[MD] Creativity and Philosophology, 2 (from 2005)

John Carl ridgecoyote at gmail.com
Tue Aug 4 08:28:04 PDT 2009


Steve, Matt, and all,
Last night or the night before while clicking through archives and links and
what-not I came across this interview, with the following insight into the
question:


BAGGINI: I like the idea of “philosophology” as opposed to real philosophy.
And I am sure that one of the main trappings of academic philosophy is that
it encourages the former rather than the latter. But I'm not sure the
distinction is as neat as you present it, and this is what I think serves as
an obstacle to the reception of the MOQ.



PIRSIG: No, it isn't neat, since most philosophologists also philosophize
and most philosophers also philosophologise.

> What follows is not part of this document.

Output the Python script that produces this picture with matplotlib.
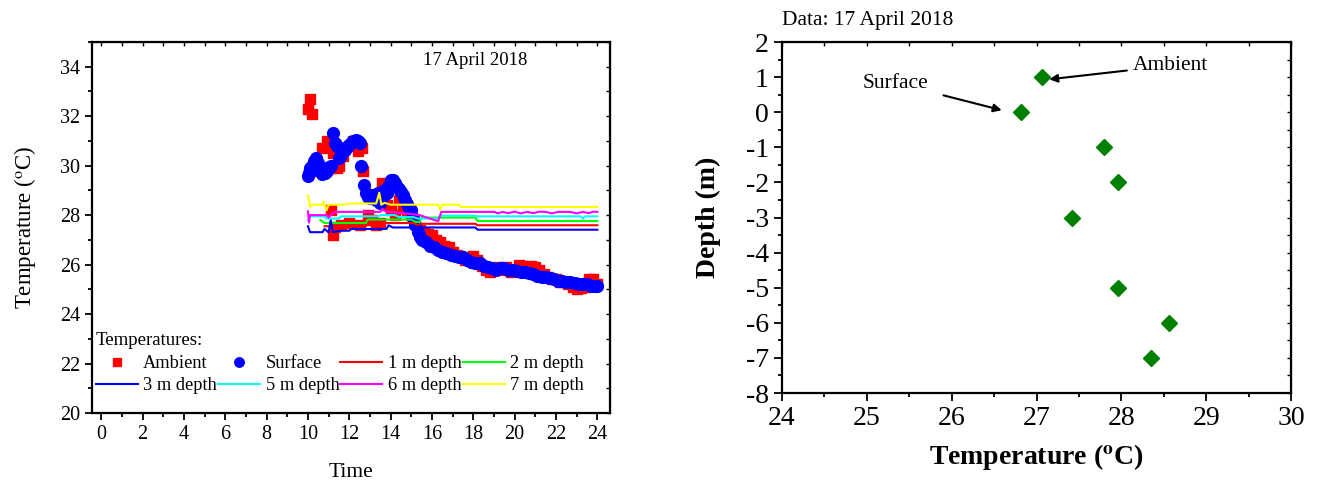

On Tue, Aug 4, 2009 at 7:59 AM, Steven Peterson <peterson.steve at gmail.com>wrote:

Hi Matt,
>
> Let me grant that you've successfully "fuzzed-up" the distinction
> between philosophy and philosophology that Pirsig and others would
> like to keep distinct.


So from my reading of this quote, the distinction was "fuzzed-up" even
before Matt.  It was intended as a fuzzy distinction by its creator.  Pirsig
also talks about doing philosophology himself, but his primary orientation
is as philosopher who is a half-assed philosophologist, rather than the
other way around.

How this relates to the debate is the distinction is not who we are, it is
in what we do -   In the moment I can do philosophy or I can do
philosophology.  There is a clear distinction,  in the moment of doing,
which is not fuzzy.  Which one I am, is determined by which one I am doing.
 And it changes.


>
> You've said that Pirsig wants us to keep this distinction because it
> frees him from the criticisms of academia. Can you see any other
> purpose for which this distinction could still be useful?
>

Well I don't agree with that "reason" as Pirsig's.   He plainly wants the
criticisms of academia.  I mean, who wouldn't?  I can't imagine anything
more exciting than waking up and finding academia criticizing me.

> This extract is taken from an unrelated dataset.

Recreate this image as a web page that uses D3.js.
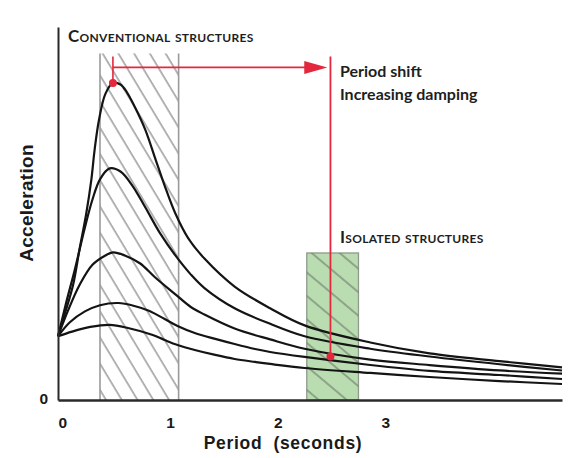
<!DOCTYPE html>
<html>
<head>
<meta charset="utf-8">
<script src="https://cdn.jsdelivr.net/npm/d3@7"></script>
<style>
  body { margin: 0; background: #fff; }
  .tick-label { font-family: "Liberation Sans", Arial, sans-serif; font-weight: 700; font-size: 15.5px; fill: #1a1a1a; }
  .axis-title { font-family: "Liberation Sans", Arial, sans-serif; font-weight: 700; fill: #1a1a1a; }
  .note { font-family: Lato, "Open Sans", sans-serif; font-weight: 700; fill: #1e1e1e; }
</style>
</head>
<body>
<div id="spectrum"></div>
<script>
// period (s) / acceleration (g) pairs, least damped first
const curve1 = [[0,0.41],[0.07,0.57],[0.14,0.74],[0.20,0.97],[0.26,1.19],[0.31,1.42],[0.34,1.61],[0.38,1.80],[0.44,1.97],[0.51,2.04],[0.58,2.03],[0.64,1.98],[0.71,1.89],[0.81,1.74],[0.90,1.56],[0.99,1.38],[1.09,1.20],[1.21,1.04],[1.36,0.91],[1.64,0.73],[1.97,0.59],[2.29,0.48],[2.90,0.37],[3.45,0.30],[4.10,0.25],[4.68,0.21]];
const curve2 = [[0,0.41],[0.07,0.61],[0.16,0.85],[0.25,1.11],[0.32,1.29],[0.39,1.42],[0.48,1.49],[0.58,1.47],[0.69,1.38],[0.81,1.24],[0.95,1.07],[1.09,0.93],[1.23,0.81],[1.36,0.72],[1.64,0.59],[1.97,0.49],[2.29,0.41],[2.90,0.33],[3.45,0.28],[4.10,0.23],[4.68,0.19]];
const curve3 = [[0,0.41],[0.09,0.57],[0.20,0.74],[0.32,0.87],[0.44,0.93],[0.51,0.95],[0.62,0.93],[0.76,0.88],[0.90,0.79],[1.09,0.68],[1.23,0.60],[1.36,0.55],[1.64,0.46],[1.97,0.39],[2.29,0.33],[2.90,0.26],[3.45,0.225],[4.10,0.19],[4.68,0.17]];
const curve4 = [[0,0.41],[0.11,0.50],[0.25,0.57],[0.39,0.61],[0.56,0.624],[0.71,0.605],[0.85,0.573],[0.99,0.521],[1.11,0.476],[1.27,0.431],[1.46,0.393],[1.64,0.36],[1.83,0.328],[1.97,0.309],[2.29,0.277],[2.90,0.225],[3.45,0.187],[4.10,0.161],[4.68,0.135]];
const curve5 = [[0,0.41],[0.13,0.44],[0.30,0.47],[0.48,0.483],[0.65,0.463],[0.88,0.418],[0.99,0.386],[1.11,0.354],[1.27,0.322],[1.46,0.29],[1.64,0.264],[1.83,0.245],[1.97,0.232],[2.29,0.206],[2.90,0.174],[3.45,0.148],[4.10,0.122],[4.68,0.103]];
const curves = [curve1, curve2, curve3, curve4, curve5];

const xTicks = [0, 1, 2, 3];
const yTicks = [0];

// period bands (s) and their top (g)
const conventionalBand = [0.39, 1.12, 2.23];
const isolatedBand = [2.31, 2.79, 0.946];

// red annotation: peak point, isolated point, arrow level
const peakPoint = [0.51, 2.04];
const isolatedPoint = [2.53, 0.28];
const arrowLevel = 2.14, arrowTop = 2.21, arrowTip = 2.50;

function ResponseSpectrum(id){
    const width = 571, height = 458;

    const svg = d3.select(id).append("svg")
                .attr("width", width).attr("height", height)
                .attr("viewBox", "0 0 571 458");

    const x = d3.scaleLinear().domain([0, 4.68]).range([58, 562]);
    const y = d3.scaleLinear().domain([0, 2.4]).range([400, 27]);

    //hatch patterns
    const defs = svg.append("defs");
    defs.append("pattern").attr("id", "hatchConv")
        .attr("patternUnits", "userSpaceOnUse")
        .attr("width", 13.5).attr("height", 20)
        .attr("patternTransform", "translate(100,53) rotate(-31)")
      .append("line")
        .attr("x1", 2).attr("x2", 2).attr("y1", 0).attr("y2", 20)
        .style("stroke", "#8c8c8c").style("stroke-width", 1.3);

    defs.append("pattern").attr("id", "hatchIso")
        .attr("patternUnits", "userSpaceOnUse")
        .attr("width", 18).attr("height", 20)
        .attr("patternTransform", "translate(307,253) rotate(-50)")
      .append("line")
        .attr("x1", 3).attr("x2", 3).attr("y1", 0).attr("y2", 20)
        .style("stroke", "#6f7d6c").style("stroke-width", 1.2);

    //conventional band
    const conv = svg.append("g");
    conv.append("rect")
        .attr("x", x(conventionalBand[0]))
        .attr("y", y(conventionalBand[2]))
        .attr("width", x(conventionalBand[1]) - x(conventionalBand[0]))
        .attr("height", y(0) - y(conventionalBand[2]))
        .style("fill", "url(#hatchConv)");
    conv.selectAll("line").data(conventionalBand.slice(0, 2))
        .enter().append("line")
        .attr("x1", d => x(d)).attr("x2", d => x(d))
        .attr("y1", y(conventionalBand[2])).attr("y2", y(0))
        .style("stroke", "#9a9a9a").style("stroke-width", 1.6);

    //isolated band
    svg.append("rect")
        .attr("x", x(isolatedBand[0]))
        .attr("y", y(isolatedBand[2]))
        .attr("width", x(isolatedBand[1]) - x(isolatedBand[0]))
        .attr("height", y(0) - y(isolatedBand[2]))
        .style("fill", "#b9ddb1")
        .style("stroke", "#8f9a8d").style("stroke-width", 1.3);
    svg.append("rect")
        .attr("x", x(isolatedBand[0]))
        .attr("y", y(isolatedBand[2]))
        .attr("width", x(isolatedBand[1]) - x(isolatedBand[0]))
        .attr("height", y(0) - y(isolatedBand[2]))
        .style("fill", "url(#hatchIso)");

    //spectrum curves
    const line = d3.line()
        .x(d => x(d[0])).y(d => y(d[1]))
        .curve(d3.curveCatmullRom.alpha(0.5));

    svg.append("g").selectAll("path")
        .data(curves)
        .enter().append("path")
        .attr("d", line)
        .style("fill", "none")
        .style("stroke", "#141414")
        .style("stroke-width", 2.2);

    //axes
    const xAxis = svg.append("g")
        .attr("transform", `translate(0,${y(0)})`)
        .call(d3.axisBottom(x).tickValues(xTicks).tickSize(0).tickPadding(0).tickFormat(d3.format("d")));
    xAxis.select(".domain").style("stroke", "#2a2a2a").style("stroke-width", 2.6);
    xAxis.selectAll("text").attr("class", "tick-label")
        .attr("text-anchor", "start").attr("dy", null).attr("y", 28);

    const yAxis = svg.append("g")
        .attr("transform", `translate(${x(0)},0)`)
        .call(d3.axisLeft(y).tickValues(yTicks).tickSize(0).tickPadding(0).tickFormat(d3.format("d")));
    yAxis.select(".domain").style("stroke", "#2a2a2a").style("stroke-width", 2);
    yAxis.selectAll("text").attr("class", "tick-label")
        .attr("text-anchor", "end").attr("dy", null).attr("x", -10).attr("y", 3);

    //red annotation
    const red = "#e5273d";
    const ann = svg.append("g");
    ann.append("path")
        .attr("d", `M${x(peakPoint[0])},${y(arrowTop)}V${y(peakPoint[1])}`
                 + `M${x(peakPoint[0])},${y(arrowLevel)}H${x(arrowTip) - 20}`)
        .style("fill", "none").style("stroke", red).style("stroke-width", 1.6);
    ann.append("path")
        .attr("d", `M${x(arrowTip)},${y(arrowLevel)}l-23,-6.5v13z`)
        .style("fill", red);
    ann.append("line")
        .attr("x1", x(isolatedPoint[0])).attr("x2", x(isolatedPoint[0]))
        .attr("y1", y(arrowTop)).attr("y2", y(isolatedPoint[1]))
        .style("stroke", red).style("stroke-width", 1.8);
    ann.selectAll("circle").data([peakPoint, isolatedPoint])
        .enter().append("circle")
        .attr("cx", d => x(d[0])).attr("cy", d => y(d[1]))
        .attr("r", 4)
        .style("fill", red);

    //notes
    svg.append("text").attr("class", "note")
        .attr("x", 68).attr("y", 42)
        .style("font-size", "17px").style("font-variant", "small-caps")
        .style("letter-spacing", "0.3px")
        .text("Conventional structures");
    svg.append("text").attr("class", "note")
        .attr("x", 340).attr("y", 77)
        .style("font-size", "16px")
        .text("Period shift");
    svg.append("text").attr("class", "note")
        .attr("x", 340).attr("y", 100)
        .style("font-size", "16px")
        .text("Increasing damping");
    svg.append("text").attr("class", "note")
        .attr("x", 340).attr("y", 243)
        .style("font-size", "17px").style("font-variant", "small-caps")
        .style("letter-spacing", "0.3px")
        .text("Isolated structures");

    //axis titles
    svg.append("text").attr("class", "axis-title")
        .attr("transform", "translate(33,203) rotate(-90)")
        .attr("text-anchor", "middle")
        .style("font-size", "19px")
        .style("letter-spacing", "0.3px")
        .text("Acceleration");
    svg.append("text").attr("class", "axis-title")
        .attr("x", 283).attr("y", 449)
        .attr("text-anchor", "middle")
        .style("font-size", "17.5px")
        .style("letter-spacing", "0.7px")
        .attr("xml:space", "preserve")
        .style("white-space", "pre")
        .text("Period  (seconds)");

    return svg;
}

ResponseSpectrum("#spectrum");
</script>
</body>
</html>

BAGGINI: Your alter-ego Phaedrus is the epitome of the lone philosopher. He
doesn't ignore other philosophers completely, but he doesn't have
well-informed fellow philosophers to push him and test him, and he develops
his own philosophy mostly independently from that which has gone before. I
would suggest, however, that he makes the opposite error of the
philosophologists he seems to feel superior too: they spend too much time
rehearsing the ideas of others, but he underestimates the extent to which
others can help us to raise our game and think better.



PIRSIG: Any time others want to help me raise my game and think better, I'm
all for it. The problem has been that those academic others who should be
engaging the Metaphysics of Quality have remained silent for 31 years in
contrast to the response of the general public.